In past 14 years or more , there have been five attempts to amend the ICAN Act without success, principally because of this usurpation project. The introduction of the Bill at every session of the National Assembly has always attracted serious oppositions (from other statutory professional bodies in the country including CITN) to the attempt by an accountancy body to regulate our profession.
At each occasion, the Honourable House discovered that this is grudge legislation, they applied the Pontius Pilate approach by washing off their hands and abandoned the Bill.
In its submission CTN says : “In order not to throw the child away with the bathwater, we urge this Honourable House to purge the Bill by deleting tax practice and tax practitioner in sections 21 and 28 of the Bill. Once this is done, the Bill can sail to harbour safely.
The two accounting bodies (ICAN and ANAN) that regulate the accountancy profession have existing Memorandum of Understanding with us on seamless initiation of their members into tax practice. Our MoU with ICAN was achieved after decades of court disputes, four of which are still pending. The last MOU was signed on 31st May, 2021, with the Federal Inland Revenue Service and the Joint Tax Board as witnesses.
ICAN had tried, in 1979, to scuttle the birth ANAN) on arrival through its members at the National Assembly .Oracle News learned what happened when ANAN was formed in 1979 to counter alleged regressive grip of ICAN on the profession. A private bill sent to the National Assembly, where it passed the public hearing, despite stiff opposition against it.

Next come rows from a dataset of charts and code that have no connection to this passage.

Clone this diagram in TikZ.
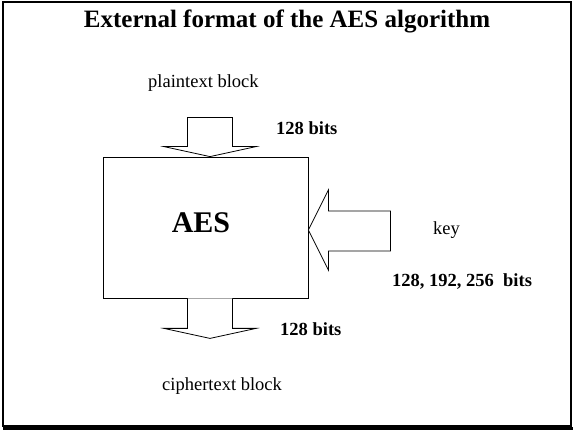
\documentclass[tikz,border=0pt]{standalone}
\usepackage{fontspec}
\setmainfont{Liberation Serif}
\usetikzlibrary{calc,positioning}

\begin{document}
\begin{tikzpicture}[x=1pt,y=-1pt,
  lbl/.style={inner sep=0pt,anchor=base west,font=\fontsize{18.5}{22}\selectfont},
  boldlbl/.style={lbl,font=\fontsize{18.5}{22}\selectfont\bfseries},
  blockarrow/.style={draw,line width=0.8pt,fill=white,line join=miter}]
\useasboundingbox (0,0) rectangle (573,430);
% frame with shadow
\fill[black] (3,426.5) rectangle (573,430);
\draw[line width=1.4pt] (3,2) rectangle (571,426);
\node[inner sep=0pt,anchor=base,font=\fontsize{25}{29}\selectfont\bfseries] (title) at (287,28) {External format of the AES algorithm};
% cipher box
\node[draw,line width=0.8pt,minimum width=205pt,minimum height=141pt,inner sep=0pt] (aes) at (205.5,227.5) {};
\node[inner sep=0pt,anchor=base,font=\fontsize{30}{34}\selectfont\bfseries] (aeslbl) at (201,233) {AES};
% block arrows
\coordinate (intip) at ($(aes.north)+(4.5,0)$);
\coordinate (outtop) at ($(aes.south)+(4.5,0)$);
\coordinate (keytip) at ($(aes.east)+(0,2.5)$);
\draw[blockarrow] (intip) -- ++(-46,-10) -- ++(23.5,0) -- ++(0,-29) -- ++(45,0) -- ++(0,29) -- ++(23.5,0) -- cycle;
\draw[blockarrow] (outtop) ++(-22.5,0) -- ++(0,30) -- ++(-23.5,0) -- ++(46,10) -- ++(46,-10) -- ++(-23.5,0) -- ++(0,-30);
\draw[blockarrow] (keytip) -- ++(20,-40) -- ++(0,21) -- ++(62,0) -- ++(0,40) -- ++(-62,0) -- ++(0,19) -- cycle;
% labels
\node[lbl] (plain) at (148,88) {plaintext block};
\node[boldlbl] (inbits) at (276,135) {128 bits};
\node[lbl] (key) at (433,235) {key};
\node[boldlbl] (keybits) at (392,287) {128, 192, 256\ \ bits};
\node[boldlbl] (outbits) at (280,335) {128 bits};
\node[lbl] (cipher) at (162,390) {ciphertext block};
\end{tikzpicture}
\end{document}
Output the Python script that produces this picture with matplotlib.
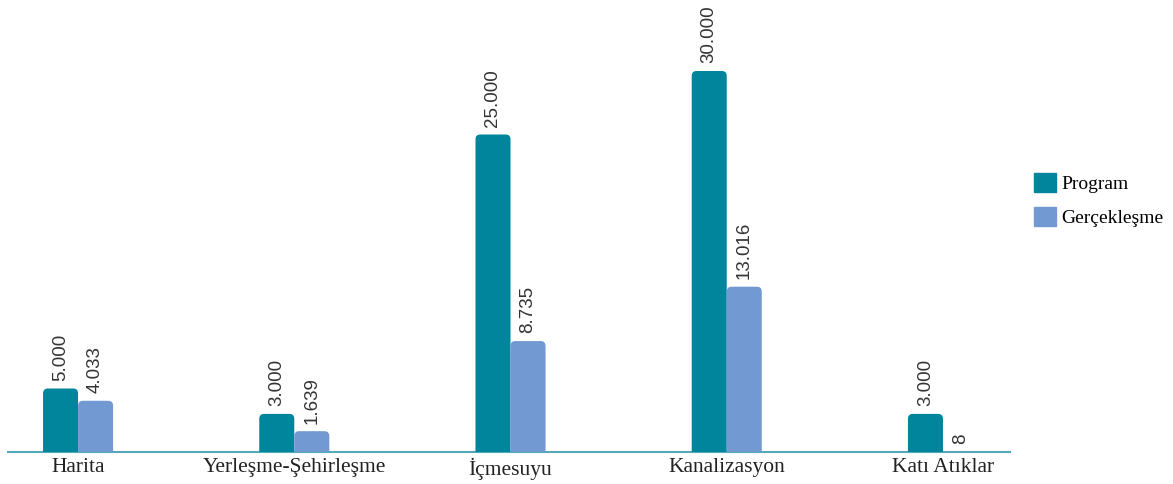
import matplotlib.pyplot as plt
from matplotlib.patches import FancyBboxPatch, Patch

# data
categories = ["Harita", "Yerleşme-Şehirleşme", "İçmesuyu", "Kanalizasyon", "Katı Atıklar"]
program = [5000, 3000, 25000, 30000, 3000]
gerceklesme = [4033, 1639, 8735, 13016, 8]

c_prog = "#00859c"
c_gerc = "#7299d1"

def fmt(v):
    return f"{v:,}".replace(",", ".")

fig = plt.figure(figsize=(11.73, 4.84), dpi=100)
ax = fig.add_axes([8 / 1173, 32 / 484, 1002 / 1173, 452 / 484])

ymax = 35590
ax.set_xlim(-0.324, 4.31)
ax.set_ylim(0, ymax)

w = 0.162
x = list(range(len(categories)))
b1 = ax.bar([i - w / 2 for i in x], program, w, color=c_prog)
b2 = ax.bar([i + w / 2 for i in x], gerceklesme, w, color=c_gerc)

ax.axhline(0, color="#55a8b7", lw=1.5, clip_on=False, zorder=1)

# swap plain rectangles for rounded-top boxes
rx = 0.022
ry = 5 * ymax / 452
for bars in (b1, b2):
    for rect in bars:
        bx, by, bw, bh = rect.get_x(), rect.get_y(), rect.get_width(), rect.get_height()
        col = rect.get_facecolor()
        rect.set_visible(False)
        p = FancyBboxPatch((bx, by - ry * 2), bw, bh + ry * 2,
                           boxstyle=f"round,pad=0,rounding_size={rx}",
                           mutation_aspect=ry / rx, facecolor=col, edgecolor="none",
                           zorder=2)
        ax.add_patch(p)
        ax.text(bx + bw / 2, bh + 600, fmt(int(round(bh))), rotation=90,
                ha="center", va="bottom", fontsize=13.5,
                family="Liberation Sans", color="#333333")

ax.set_xticks(x)
ax.set_xticklabels(categories, family="Liberation Serif", fontsize=15.5, color="#222222")
ax.tick_params(axis="x", length=0, pad=4)
ax.set_yticks([])
for s in ax.spines.values():
    s.set_visible(False)

handles = [Patch(color=c_prog, label="Program"), Patch(color=c_gerc, label="Gerçekleşme")]
fig.legend(handles=handles, loc="center left", bbox_to_anchor=(1034 / 1173, 1 - 200 / 484),
           frameon=False, prop={"family": "Liberation Serif", "size": 14},
           borderpad=0, borderaxespad=0,
           handlelength=1.15, handleheight=1.15, handletextpad=0.25, labelspacing=0.7)

fig.savefig("out.png", dpi=100)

The battle was fiercer in the Senate, where it took 20 months after the House had passed the bill before it could be read for the second time.
It was the regime of Gen Ibrahim Babangida (retd) whose decree opened up space for accounting bodies to function side by side. Babangida signed the ANAN Decree 76 into law in August 25, 1993. This marked the ushering in of a new accountancy body in Nigeria. ICAN did not relent in its pursuit of getting ANAN proscribed.